Mesleklerinin uzun bir eğitim gerektirdiğinin altını çizen Prof. Dr. Palaoğlu, "Beyin cerrahlığı yorucu ve zor. Gecesi gündüzü yok. Ama yaptığımız iş sonuçlanınca da bundan büyük bir mutluluk duyuyoruz. Ben beyin cerrahı olduğum için çok mutluyum. Omurilik ve omurga hastalıklarının hepsini kapsayan bir alanda çalışıyorum. Geleceği de olan bir branş. Genç arkadaşlarıma tavsiye ediyorum. Öğrenciler devamlı kendilerini yenilemeli ve araştırmalı. Çünkü araştırma olmadan yenilik gelmez. Özellikle bizim gibi toplumların araştırmayı yaparak dünya üzerinde daha güçlü bir konuma gelmesi gerekiyor. Araştırma bu işin 'A' sı. Beyin ameliyatının ilk olarak emeği çok fazla. Bazen bizim bir beyin ameliyatı yaptığımız süre içerisinde on tane göz ameliyatı, bir o kadar da kadın doğum ameliyatı yapılabiliyor. Hem uzun hem yorucu oluyor hem de ekip malzeme açısından masraflı olabiliyor" dedi.

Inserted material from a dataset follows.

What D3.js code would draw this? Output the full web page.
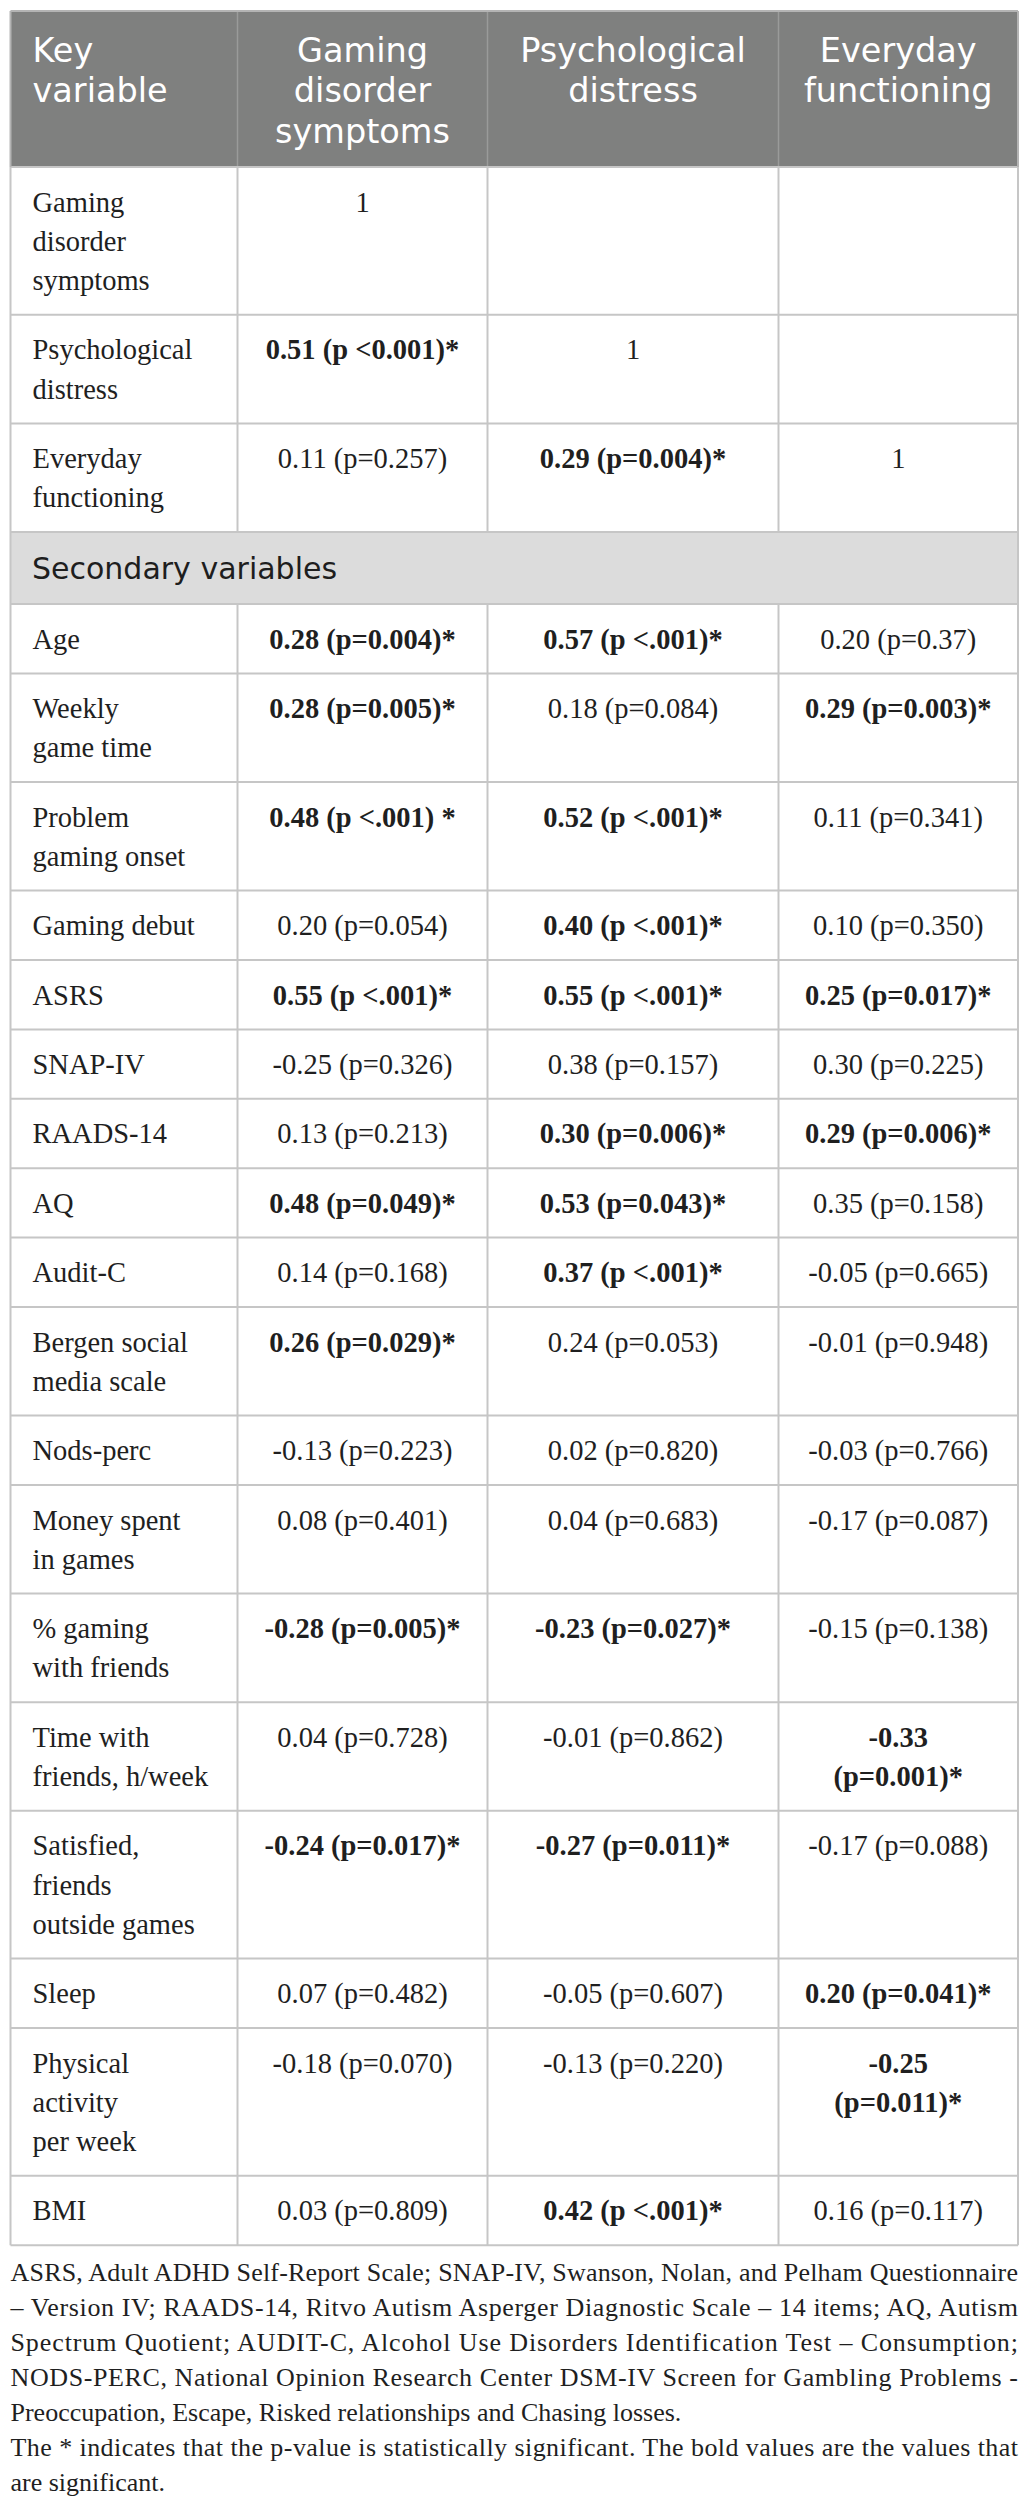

Prof. Dr. Palaoğlu son olarak kendi kuşaklarından olan ve şu an Amerika Birleşik Devletleri'nde çalışan Türk beyin cerrahının Prof. Dr. Ziya Gökarslan olduğunu vurgulayarak, "Prof. Dr. Gökarslan, Türkiye'de tıp okumuş önemli bir beyin cerrahı. Şimdi ABD'de çalışıyor. Çok önemli tekniklere ve ameliyatlara imza atıyor. Onun dışında çok sayıda genç uluslararası alanda çalışıyor" şeklinde konuştu.